At the press conference, Mr Farage announced plans to increase the VAT threshold for small businesses from £90,000 a year to £150,000 a year.
The current threshold means that any small businesses who make more than £90,000 in total turnover have to register for VAT on goods they sell.
As a debate over whether the UK should rejoin the EU continues to swirl over the by-election, Mr Farage claimed the step “couldn’t happen all the while we were in the grip of the European Union, won’t happen with politicians that frankly want to take us back there”.

Downing Street had earlier rejected reports in the Financial Times that Sir Keir Starmer is planning to tell ministers they should quit if they wish to support Mr Burnham in any future Labour leadership contest.
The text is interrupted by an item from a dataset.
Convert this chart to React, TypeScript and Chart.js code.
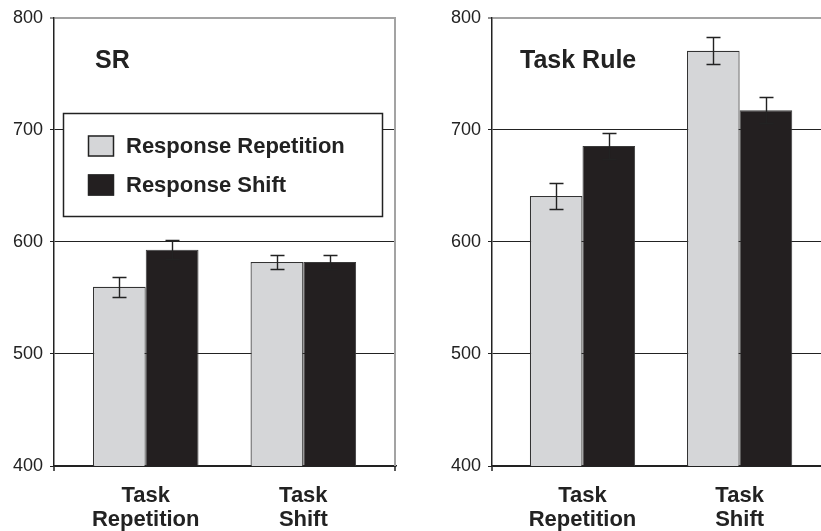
import React, { useEffect, useRef } from "react";
import { Chart, registerables } from "chart.js";

Chart.register(...registerables);

// ---- data ----
const categories: string[][] = [["Task", "Repetition"], ["Task", "Shift"]];
const seriesNames = ["Response Repetition", "Response Shift"];
const panelTitles = ["SR", "Task Rule"];
const srRepetition = [560, 582];
const srShift = [593, 582];
const srRepetitionErr = [9, 6];
const srShiftErr = [8.5, 6];
const ruleRepetition = [641, 770.5];
const ruleShift = [685.5, 717.5];
const ruleRepetitionErr = [11.5, 12];
const ruleShiftErr = [11.5, 11.5];
const yTicks = [400, 500, 600, 700, 800];

// ---- style ----
const GRAY = "#d5d6d8";
const BLACK = "#231f20";
const INK = "#222222";
const FRAME = "#a3a3a3";
const FONT = "'Liberation Sans', Arial, Helvetica, sans-serif";

type PanelProps = {
  canvasLeft: number;
  width: number;
  height: number;
  axisWidth: number;
  padRight: number;
  xMin: number;
  xMax: number;
  title: string;
  titleX: number;
  titleY: number;
  repetition: number[];
  shift: number[];
  repErr: number[];
  shiftErr: number[];
  showLegend: boolean;
  showRightBorder: boolean;
};

function Panel(p: PanelProps) {
  const ref = useRef<HTMLCanvasElement | null>(null);

  useEffect(() => {
    if (!ref.current) return;

    const decor = {
      id: "decor",
      afterDatasetsDraw(chart: any) {
        const ctx = chart.ctx as CanvasRenderingContext2D;
        const ys = chart.scales.y;
        const a = chart.chartArea;
        ctx.save();
        // error bars
        ctx.strokeStyle = INK;
        ctx.lineWidth = 1.4;
        chart.data.datasets.forEach((ds: any, di: number) => {
          const meta = chart.getDatasetMeta(di);
          meta.data.forEach((bar: any, j: number) => {
            const v = ds.data[j].y;
            const e = ds.errors[j];
            const top = Math.round(ys.getPixelForValue(v + e)) + 0.5;
            const bot = Math.round(ys.getPixelForValue(v - e)) + 0.5;
            const x = Math.round(bar.x) + 0.5;
            const cap = 7;
            ctx.beginPath();
            ctx.moveTo(x, top);
            ctx.lineTo(x, bot);
            ctx.moveTo(x - cap, top);
            ctx.lineTo(x + cap, top);
            ctx.moveTo(x - cap, bot);
            ctx.lineTo(x + cap, bot);
            ctx.stroke();
          });
        });
        // right frame
        if (p.showRightBorder) {
          ctx.strokeStyle = FRAME;
          ctx.lineWidth = 2;
          ctx.beginPath();
          ctx.moveTo(a.right - 1, a.top);
          ctx.lineTo(a.right - 1, a.bottom);
          ctx.stroke();
        }
        // bottom end ticks
        ctx.strokeStyle = INK;
        ctx.lineWidth = 1.5;
        ctx.beginPath();
        ctx.moveTo(a.left, a.bottom);
        ctx.lineTo(a.left, a.bottom + 5);
        if (p.showRightBorder) {
          ctx.moveTo(a.right - 1, a.bottom);
          ctx.lineTo(a.right - 1, a.bottom + 5);
        }
        ctx.stroke();
        // legend
        if (p.showLegend) {
          const bx = 63, by = 113, bw = 319, bh = 103;
          ctx.fillStyle = "#ffffff";
          ctx.fillRect(bx, by, bw, bh);
          ctx.strokeStyle = INK;
          ctx.lineWidth = 1.5;
          ctx.strokeRect(bx + 0.5, by + 0.5, bw, bh);
          const rows = [146, 185];
          chart.data.datasets.forEach((ds: any, di: number) => {
            const cy = rows[di];
            ctx.fillStyle = ds.backgroundColor;
            ctx.fillRect(88, cy - 10.5, 26, 21);
            ctx.strokeStyle = INK;
            ctx.lineWidth = 1.5;
            ctx.strokeRect(88.5, cy - 10, 25, 20);
            ctx.fillStyle = INK;
            ctx.font = `bold 22px ${FONT}`;
            ctx.textBaseline = "middle";
            ctx.textAlign = "left";
            ctx.fillText(ds.label, 126, cy + 1);
          });
        }
        // title
        ctx.fillStyle = INK;
        ctx.font = `bold 25px ${FONT}`;
        ctx.textBaseline = "alphabetic";
        ctx.textAlign = "left";
        ctx.fillText(p.title, p.titleX, p.titleY);
        ctx.restore();
      },
    };

    const chart = new Chart(ref.current, {
      type: "bar",
      data: {
        datasets: [
          {
            label: seriesNames[0],
            data: categories.map((_, i) => ({ x: i, y: p.repetition[i] })),
            errors: p.repErr,
            backgroundColor: GRAY,
            borderColor: "#333333",
            borderWidth: 1.2,
          } as any,
          {
            label: seriesNames[1],
            data: categories.map((_, i) => ({ x: i, y: p.shift[i] })),
            errors: p.shiftErr,
            backgroundColor: BLACK,
            borderColor: "#3a3a3a",
            borderWidth: 1,
          } as any,
        ],
      },
      options: {
        animation: false,
        responsive: false,
        devicePixelRatio: 1,
        categoryPercentage: 0.67,
        barPercentage: 1,
        layout: { padding: { top: 15, right: p.padRight, bottom: 0, left: 0 } },
        plugins: { legend: { display: false }, tooltip: { enabled: false }, title: { display: false } },
        scales: {
          x: {
            type: "linear",
            min: p.xMin,
            max: p.xMax,
            offset: false,
            bounds: "data",
            grid: { display: false, drawTicks: false, offset: false },
            border: { display: true, color: INK, width: 1.5 },
            afterBuildTicks: (scale: any) => {
              scale.ticks = categories.map((_, i) => ({ value: i }));
            },
            afterFit: (scale: any) => {
              scale.height = 65;
            },
            ticks: {
              autoSkip: false,
              maxRotation: 0,
              minRotation: 0,
              padding: 18,
              color: INK,
              font: { family: FONT, size: 22, weight: "bold", lineHeight: 1.1 },
              callback: (v: any) => categories[Math.round(Number(v))] ?? "",
            },
          },
          y: {
            type: "linear",
            min: yTicks[0],
            max: yTicks[yTicks.length - 1],
            afterBuildTicks: (scale: any) => {
              scale.ticks = yTicks.map((v) => ({ value: v }));
            },
            afterFit: (scale: any) => {
              scale.width = p.axisWidth;
            },
            grid: {
              color: (c: any) => (c.tick && c.tick.value === 800 ? FRAME : INK),
              lineWidth: (c: any) => (c.tick && c.tick.value === 800 ? 2 : 1),
              tickColor: INK,
              tickLength: 4,
              tickWidth: 1,
            },
            border: { display: true, color: INK, width: 1.5 },
            ticks: {
              padding: 7,
              color: INK,
              font: { family: FONT, size: 18 },
              callback: (v: any) => String(v),
            },
          },
        },
      } as any,
      plugins: [decor],
    });

    return () => chart.destroy();
  }, []);

  return (
    <canvas
      ref={ref}
      width={p.width}
      height={p.height}
      style={{ position: "absolute", left: p.canvasLeft, top: 0, width: p.width, height: p.height }}
    />
  );
}

export default function App() {
  return (
    <div
      style={{
        position: "fixed",
        left: 0,
        top: 0,
        width: 821,
        height: 531,
        overflow: "hidden",
        background: "#ffffff",
      }}
    >
      <Panel
        canvasLeft={0}
        width={410}
        height={531}
        axisWidth={54}
        padRight={14}
        xMin={-0.582}
        xMax={1.588}
        title={panelTitles[0]}
        titleX={95}
        titleY={68}
        repetition={srRepetition}
        shift={srShift}
        repErr={srRepetitionErr}
        shiftErr={srShiftErr}
        showLegend={true}
        showRightBorder={true}
      />
      <Panel
        canvasLeft={410}
        width={411}
        height={531}
        axisWidth={82}
        padRight={0}
        xMin={-0.576}
        xMax={1.518}
        title={panelTitles[1]}
        titleX={110}
        titleY={68}
        repetition={ruleRepetition}
        shift={ruleShift}
        repErr={ruleRepetitionErr}
        shiftErr={ruleShiftErr}
        showLegend={false}
        showRightBorder={false}
      />
    </div>
  );
}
The Financial Times reported that the Prime Minister has taken the pre-emptive action to see off any resignations which could follow if Mr Burnham is successful in winning the Makerfield by-election next week.
The move would appear to contradict the collective responsibility Cabinet ministers are expected to adhere to, which requires them to not publicly disagree on major policy issues.
But the Prime Minister’s political spokesman said no such conversations had taken place when asked by reporters.
The spokesman also insisted that Sir Keir would stand in any leadership contest, should one begin.
Sir Keir is also confident he is the best placed Labour figure to see off challenges from Reform UK and other parties come the next general election, the spokesman suggested.

Wes Streeting, the former health secretary, who has said he will stand in any contest to succeed the Prime Minister, has warned that Labour risks becoming the “handmaiden” to Reform if it continues under Sir Keir’s stewardship.
The Makerfield by-election takes place on Thursday June 18.
Mr Burnham is pitching himself not just as a local candidate looking to represent the constituency, but also as a senior Labour figure who can change the direction of the party.